Beneath one of many stories on the Fox News website, "Spud" wrote that he agreed with Williams' remark, then added:
Whether you like it or not a lot of people feel exactly the same way while flying.

"Amusedbyitall" added his perspective to the discussion under a story on the CSB News website:
We should also be concerned about people on airplanes wearing military fatigues. Remember Timothy McVeigh? Or people with glasses. Remember the Weathermen? Or people wearing redcoats. Remember the British?

Lastly, "Seagorn" pointed out under a Huffington Post story:
All the terrorists on 9/11 went out of their way to look like typical businessmen, beards shaved. Besides, if a group of men in Muslim garb are boarding a flight, you can be sure that they are carefully screened (despite the TSA's official policy on profiling).

Which begs the question, what is the official Transportation Security Administration policy on profiling and religious or cultural attire? From a page on the agency's website titled "Religious and Cultural Needs," in the section on head coverings:
On August 4, 2007, TSA implemented revisions to its screening procedures for head coverings. TSA does not conduct ethnic or religious profiling, and employs multiple checks and balances to ensure profiling does not happen.

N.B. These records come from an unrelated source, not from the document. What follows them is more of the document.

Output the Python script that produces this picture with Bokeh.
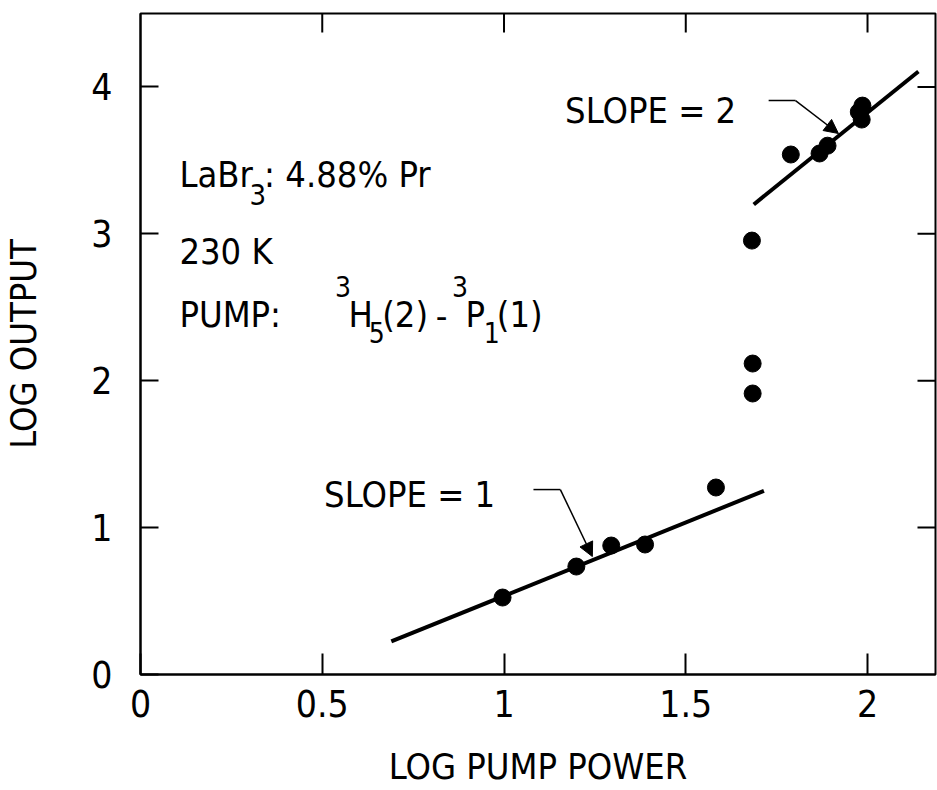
import math

from bokeh.plotting import figure
from bokeh.models import LinearAxis, Range1d, FixedTicker, Arrow, NormalHead
from bokeh.core.properties import value
from bokeh.embed import file_html
from bokeh.resources import INLINE

# measured points: log pump power vs. log output
log_pump = [0.996, 1.199, 1.295, 1.388, 1.583, 1.684, 1.684, 1.682,
            1.789, 1.868, 1.890, 1.984, 1.986, 1.976]
log_output = [0.524, 0.735, 0.878, 0.885, 1.273, 1.913, 2.117, 2.954,
              3.540, 3.547, 3.600, 3.778, 3.873, 3.830]

# straight-line guides
fit1_x = [0.690, 1.715]
fit1_y = [0.225, 1.250]
fit2_x = [1.687, 2.140]
fit2_y = [3.200, 4.105]

x_ticks = [0, 0.5, 1, 1.5, 2]
x_tick_labels = ["0", "0.5", "1", "1.5", "2"]
y_ticks = [0, 1, 2, 3, 4]
y_tick_labels = ["0", "1", "2", "3", "4"]

FONT = "'DejaVu Sans Condensed', Roboto, sans-serif"
INK = "#000000"
X_MAX, Y_MAX = 2.187, 4.5

p = figure(width=937, height=790, output_backend="svg", toolbar_location=None,
           x_range=Range1d(0, X_MAX), y_range=Range1d(0, Y_MAX),
           x_axis_location=None, y_axis_location=None,
           min_border_left=137, min_border_right=2,
           min_border_top=13, min_border_bottom=116)
p.grid.visible = False
p.outline_line_color = INK
p.outline_line_width = 2
p.background_fill_color = "white"
p.border_fill_color = "white"


def style_axis(ax, tick_len):
    ax.axis_line_color = INK
    ax.axis_line_width = 2
    ax.major_tick_line_color = INK
    ax.major_tick_line_width = 2
    ax.major_tick_in = tick_len
    ax.major_tick_out = 0
    ax.minor_tick_line_color = None
    ax.major_label_text_font = FONT
    ax.major_label_text_font_size = "37px"
    ax.major_label_text_color = INK
    ax.axis_label_text_font = FONT
    ax.axis_label_text_font_size = "36px"
    ax.axis_label_text_font_style = "normal"
    ax.axis_label_text_color = INK


xb = LinearAxis(axis_label="LOG PUMP POWER",
                ticker=FixedTicker(ticks=x_ticks),
                major_label_overrides={t: s for t, s in zip(x_ticks, x_tick_labels)})
style_axis(xb, 21)
xb.major_label_standoff = 15
xb.axis_label_standoff = 26
p.add_layout(xb, "below")

yl = LinearAxis(axis_label="LOG OUTPUT",
                ticker=FixedTicker(ticks=y_ticks),
                major_label_overrides={t: s for t, s in zip(y_ticks, y_tick_labels)})
style_axis(yl, 18)
yl.major_label_standoff = 28
yl.axis_label_standoff = 44
p.add_layout(yl, "left")

# inward ticks along the top and right edges of the frame
p.ray(x=x_ticks[1:], y=[Y_MAX] * 4, length=19, length_units="screen",
      angle=-math.pi / 2, line_color=INK, line_width=2)
p.ray(x=[X_MAX] * 4, y=y_ticks[1:], length=18, length_units="screen",
      angle=math.pi, line_color=INK, line_width=2)

# fitted lines
p.line(fit1_x, fit1_y, line_color=INK, line_width=4)
p.line(fit2_x, fit2_y, line_color=INK, line_width=4)

# data points
p.scatter(log_pump, log_output, marker="circle", size=17,
          fill_color=INK, line_color=INK)

# leader arrows for the slope notes
p.line([1.081, 1.155], [1.259, 1.259], line_color=INK, line_width=1.5)
p.add_layout(Arrow(x_start=1.155, y_start=1.259, x_end=1.243, y_end=0.803,
                   line_color=INK, line_width=1.5,
                   end=NormalHead(size=14, fill_color=INK, line_color=INK)))
p.line([1.728, 1.802], [3.907, 3.907], line_color=INK, line_width=1.5)
p.add_layout(Arrow(x_start=1.802, y_start=3.907, x_end=1.920, y_end=3.683,
                   line_color=INK, line_width=1.5,
                   end=NormalHead(size=14, fill_color=INK, line_color=INK)))


def txt(x, y, s, size="36px"):
    p.text(x=[x], y=[y], text=[s], text_font=value(FONT), text_font_size=size,
           text_color=INK, text_baseline="alphabetic", text_align="left")


# slope notes
txt(0.505, 1.225, "SLOPE = 1")
txt(1.168, 3.840, "SLOPE = 2")

# sample description
txt(0.107, 3.405, "LaBr")
txt(0.300, 3.270, "3", size="29px")
txt(0.340, 3.405, ": 4.88% Pr")
txt(0.107, 2.880, "230 K")
txt(0.107, 2.450, "PUMP:")
txt(0.535, 2.640, "3", size="28px")
txt(0.572, 2.450, "H")
txt(0.628, 2.330, "5", size="28px")
txt(0.665, 2.450, "(2)")
txt(0.812, 2.450, "-")
txt(0.857, 2.640, "3", size="28px")
txt(0.894, 2.450, "P")
txt(0.944, 2.330, "1", size="28px")
txt(0.980, 2.450, "(1)")

open("out.html", "w").write(file_html(p, INLINE))
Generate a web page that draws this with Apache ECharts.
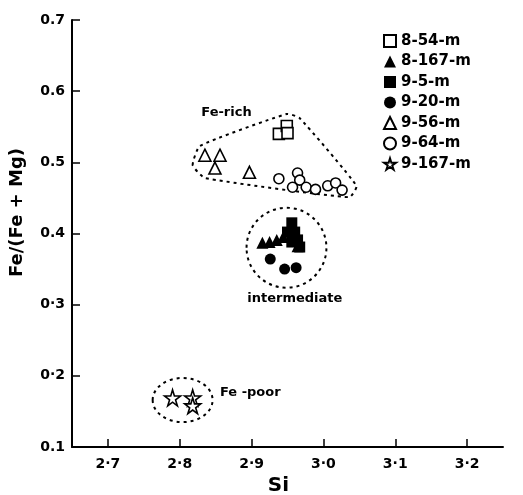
<!DOCTYPE html>
<html>
<head>
<meta charset="utf-8">
<script src="https://cdn.jsdelivr.net/npm/echarts@6/dist/echarts.min.js"></script>
<style>
  html, body { margin: 0; padding: 0; background: #fff; }
  #main { width: 523px; height: 495px; }
</style>
</head>
<body>
<div id="main"></div>
<script>
// tick values and labels
var xTicks = [2.7, 2.8, 2.9, 3.0, 3.1, 3.2];
var xTickLabels = ['2·7', '2·8', '2·9', '3·0', '3·1', '3·2'];
var yTickLabels = ['0.1', '0·2', '0·3', '0.4', '0.5', '0.6', '0.7'];

// samples [Si, Fe/(Fe+Mg)]
var s8_54 = [[2.938, 0.540], [2.949, 0.551], [2.950, 0.541]];
var s8_167 = [[2.915, 0.387], [2.925, 0.388], [2.935, 0.391], [2.944, 0.395], [2.964, 0.382]];
var s9_5 = [[2.956, 0.415], [2.950, 0.402], [2.960, 0.402], [2.964, 0.391], [2.956, 0.388], [2.967, 0.381]];
var s9_20 = [[2.926, 0.364], [2.946, 0.350], [2.962, 0.352]];
var s9_56 = [[2.835, 0.510], [2.856, 0.510], [2.849, 0.492], [2.897, 0.486]];
var s9_64 = [[2.938, 0.477], [2.964, 0.485], [2.967, 0.475], [2.957, 0.465], [2.976, 0.465],
             [2.989, 0.462], [3.006, 0.467], [3.017, 0.471], [3.026, 0.461]];
var s9_167 = [[2.790, 0.169], [2.818, 0.169], [2.818, 0.158]];

// group outlines (data units)
var richOutline = [[2.818, 0.496], [2.828, 0.523], [2.949, 0.568], [2.967, 0.562],
                   [3.046, 0.467], [3.036, 0.451], [2.835, 0.478]];
var ellipses = [[2.9486, 0.380, 0.0556, 0.0562], [2.804, 0.166, 0.0417, 0.031]];
var groupLabels = [[2.830, 0.570, 'Fe-rich'], [2.894, 0.309, 'intermediate'], [2.856, 0.176, 'Fe -poor']];

var FONT = "'DejaVu Sans', 'Liberation Sans', sans-serif";
var star = 'path://M50,0 L61,35 L98,35 L68,57 L79,91 L50,70 L21,91 L32,57 L2,35 L39,35 Z';
var openStyle = { color: '#fff', borderColor: '#000', borderWidth: 1.6, opacity: 1 };
var solidStyle = { color: '#000', opacity: 1 };

var myChart = echarts.init(document.getElementById('main'));

function pts(name, data, symbol, size, style) {
  return {
    name: name, type: 'scatter', data: data, symbol: symbol, symbolSize: size,
    itemStyle: style, emphasis: { disabled: true }, animation: false
  };
}

var option = {
  animation: false,
  textStyle: { fontFamily: FONT },
  grid: { left: 72, right: 20, top: 20, bottom: 48, outerBoundsMode: 'none', containLabel: false },
  legend: {
    orient: 'vertical', left: 378, top: 28, itemWidth: 12, itemHeight: 12, itemGap: 4.5,
    textStyle: { fontFamily: FONT, fontWeight: 'bold', fontSize: 15, lineHeight: 16, color: '#000' },
    data: ['8-54-m', '8-167-m', '9-5-m', '9-20-m', '9-56-m', '9-64-m', '9-167-m']
  },
  xAxis: {
    type: 'value', min: 2.65, max: 3.25,
    name: 'Si', nameLocation: 'middle', nameGap: 28,
    nameTextStyle: { fontFamily: FONT, fontWeight: 'bold', fontSize: 20, color: '#000', padding: [0, 18, 0, 0] },
    axisLine: { lineStyle: { color: '#000', width: 2 } },
    axisTick: { inside: true, length: 8, customValues: xTicks, lineStyle: { color: '#000', width: 1.5 } },
    axisLabel: {
      customValues: xTicks, margin: 10, color: '#000', fontWeight: 'bold', fontSize: 14, fontFamily: FONT,
      formatter: function (v) {
        for (var i = 0; i < xTicks.length; i++) if (Math.abs(xTicks[i] - v) < 1e-6) return xTickLabels[i];
        return '';
      }
    },
    splitLine: { show: false }
  },
  yAxis: {
    type: 'value', min: 0.1, max: 0.7, interval: 0.1,
    name: 'Fe/(Fe + Mg)', nameLocation: 'middle', nameGap: 46, nameRotate: 90,
    nameTextStyle: { fontFamily: FONT, fontWeight: 'bold', fontSize: 18, color: '#000', padding: [0, 0, 0, 42] },
    axisLine: { lineStyle: { color: '#000', width: 2 } },
    axisTick: { inside: true, length: 8, lineStyle: { color: '#000', width: 1.5 } },
    axisLabel: {
      margin: 7, color: '#000', fontWeight: 'bold', fontSize: 14, fontFamily: FONT,
      formatter: function (v) { return yTickLabels[Math.round((v - 0.1) * 10)]; }
    },
    splitLine: { show: false }
  },
  series: [
    {
      type: 'custom', silent: true, z: 1, data: [0],
      renderItem: function (params, api) {
        var children = [];
        var poly = richOutline.map(function (p) { return api.coord(p); });
        children.push({ type: 'polygon', shape: { points: poly, smooth: 0.15 },
          style: { fill: 'none', stroke: '#000', lineWidth: 2, lineDash: [3, 4] } });
        ellipses.forEach(function (e) {
          var c = api.coord([e[0], e[1]]);
          var s = api.size([e[2], e[3]]);
          children.push({ type: 'ellipse', shape: { cx: c[0], cy: c[1], rx: s[0], ry: s[1] },
            style: { fill: 'none', stroke: '#000', lineWidth: 2, lineDash: [3, 4] } });
        });
        groupLabels.forEach(function (t) {
          var c = api.coord([t[0], t[1]]);
          children.push({ type: 'text', x: c[0], y: c[1],
            style: { text: t[2], fill: '#000', font: 'bold 13px ' + FONT, align: 'left', verticalAlign: 'middle' } });
        });
        return { type: 'group', children: children };
      }
    },
    pts('8-54-m', s8_54, 'rect', 11, openStyle),
    pts('8-167-m', s8_167, 'triangle', 12, solidStyle),
    pts('9-5-m', s9_5, 'rect', 11, solidStyle),
    pts('9-20-m', s9_20, 'circle', 11, solidStyle),
    pts('9-56-m', s9_56, 'triangle', 12, openStyle),
    pts('9-64-m', s9_64, 'circle', 10, openStyle),
    pts('9-167-m', s9_167, star, 16, openStyle)
  ]
};
myChart.setOption(option);
</script>
</body>
</html>
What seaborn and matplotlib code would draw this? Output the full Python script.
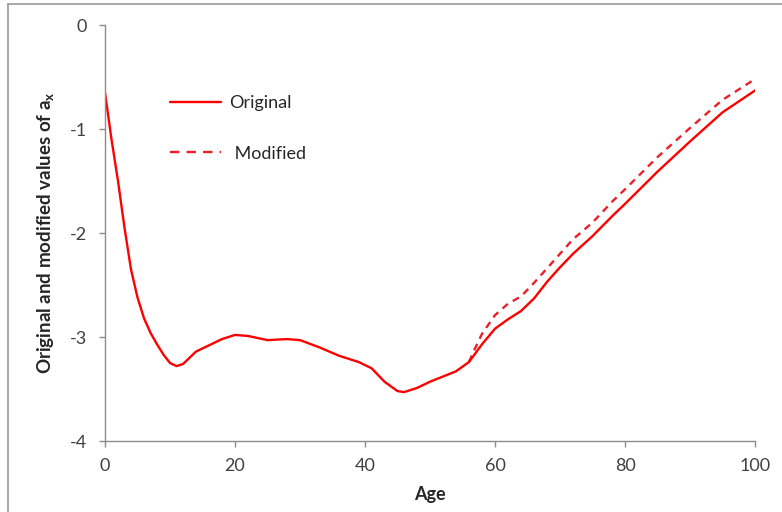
import numpy as np
import pandas as pd
import matplotlib
matplotlib.use("Agg")
import matplotlib.pyplot as plt
from matplotlib.lines import Line2D
import seaborn as sns

# Original a_x values
ages_orig = [0, 1, 2, 3, 4, 5, 6, 7, 8, 9, 10, 11, 12, 13, 14, 16, 18, 20, 22, 25,
             28, 30, 33, 36, 39, 41, 43, 45, 46, 48, 50, 52, 54, 56, 58, 60, 62, 64,
             66, 68, 70, 72, 75, 78, 80, 85, 90, 95, 100]
ax_orig = [-0.65, -1.10, -1.50, -1.95, -2.35, -2.62, -2.82, -2.96, -3.07, -3.17,
           -3.25, -3.28, -3.26, -3.20, -3.14, -3.08, -3.02, -2.98, -2.99, -3.03,
           -3.02, -3.03, -3.10, -3.18, -3.24, -3.30, -3.43, -3.52, -3.53, -3.49,
           -3.43, -3.38, -3.33, -3.24, -3.07, -2.92, -2.83, -2.75, -2.63, -2.47,
           -2.33, -2.20, -2.03, -1.84, -1.72, -1.41, -1.12, -0.84, -0.63]

# Modified values only differ from about age 56 onwards
ages_mod = [56, 57, 58, 60, 62, 64, 66, 68, 70, 72, 75, 78, 80, 85, 90, 95, 100]
ax_mod = [-3.24, -3.10, -2.97, -2.79, -2.68, -2.61, -2.48, -2.34, -2.20, -2.06,
          -1.90, -1.70, -1.58, -1.27, -0.99, -0.72, -0.52]

x_ticks = [0, 20, 40, 60, 80, 100]
y_ticks = [0, -1, -2, -3, -4]

sns.set_style("white")
plt.rcParams['font.family'] = ['Lato', 'DejaVu Sans']

df_orig = pd.DataFrame({"Age": ages_orig, "ax": ax_orig})
df_mod = pd.DataFrame({"Age": ages_mod, "ax": ax_mod})

fig = plt.figure(figsize=(7.82, 5.12), dpi=100)
ax = fig.add_axes([105 / 782, 1 - 441 / 512, 650 / 782, 416 / 512])

red = "#FF0000"
red_mod = "#E8202A"
sns.lineplot(data=df_mod, x="Age", y="ax", ax=ax, color=red_mod, lw=1.7,
             linestyle=(0, (3, 2.4)))
sns.lineplot(data=df_orig, x="Age", y="ax", ax=ax, color=red, lw=1.7)

ax.set_xlim(0, 100)
ax.set_ylim(-4, 0)
ax.set_xticks(x_ticks)
ax.set_yticks(y_ticks)
ax.set_xticklabels([str(t) for t in x_ticks], fontsize=13, color="#404040")
ax.set_yticklabels([str(t) for t in y_ticks], fontsize=13, color="#404040")
ax.tick_params(axis="both", length=4, width=1, color="#8c8c8c", direction="out",
               left=True, bottom=True)
ax.tick_params(axis="x", pad=8)
ax.tick_params(axis="y", pad=9)

for side in ["top", "right"]:
    ax.spines[side].set_visible(False)
for side in ["left", "bottom"]:
    ax.spines[side].set_color("#8c8c8c")
    ax.spines[side].set_linewidth(1)

ax.set_xlabel("Age", fontsize=13, fontweight="bold", labelpad=9)
ax.set_ylabel(r"Original and modified values of a$_\mathregular{x}$", fontsize=13.5,
              fontweight="bold", labelpad=9)

handles = [Line2D([], [], color=red, lw=1.7),
           Line2D([], [], color=red_mod, lw=1.7, linestyle=(0, (4, 3)))]
ax.legend(handles, ["Original", " Modified"], loc="upper left",
          bbox_to_anchor=(0.075, 0.87), frameon=False, fontsize=13,
          handlelength=2.8, labelspacing=1.9, handletextpad=0.5)

# thin frame on top and left edges of the picture
fig.add_artist(Line2D([8 / 782, 8 / 782], [0, 1 - 4 / 512], color="#999999",
                      lw=1.2, transform=fig.transFigure))
fig.add_artist(Line2D([8 / 782, 1], [1 - 4 / 512, 1 - 4 / 512], color="#999999",
                      lw=1.2, transform=fig.transFigure))

fig.savefig("out.png", dpi=100)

All members of the traveling public are permitted to wear head coverings (whether religious or not) through the security checkpoints. The new standard procedures subject all persons wearing head coverings to the possibility of additional security screening, which may include a pat-down search of the head covering.

Individuals may be referred for additional screening if the security officer cannot reasonably determine that the head area is free of a detectable threat item. If the issue cannot be resolved through a pat-down search, the individual will be offered the opportunity to remove the head covering in a private screening area.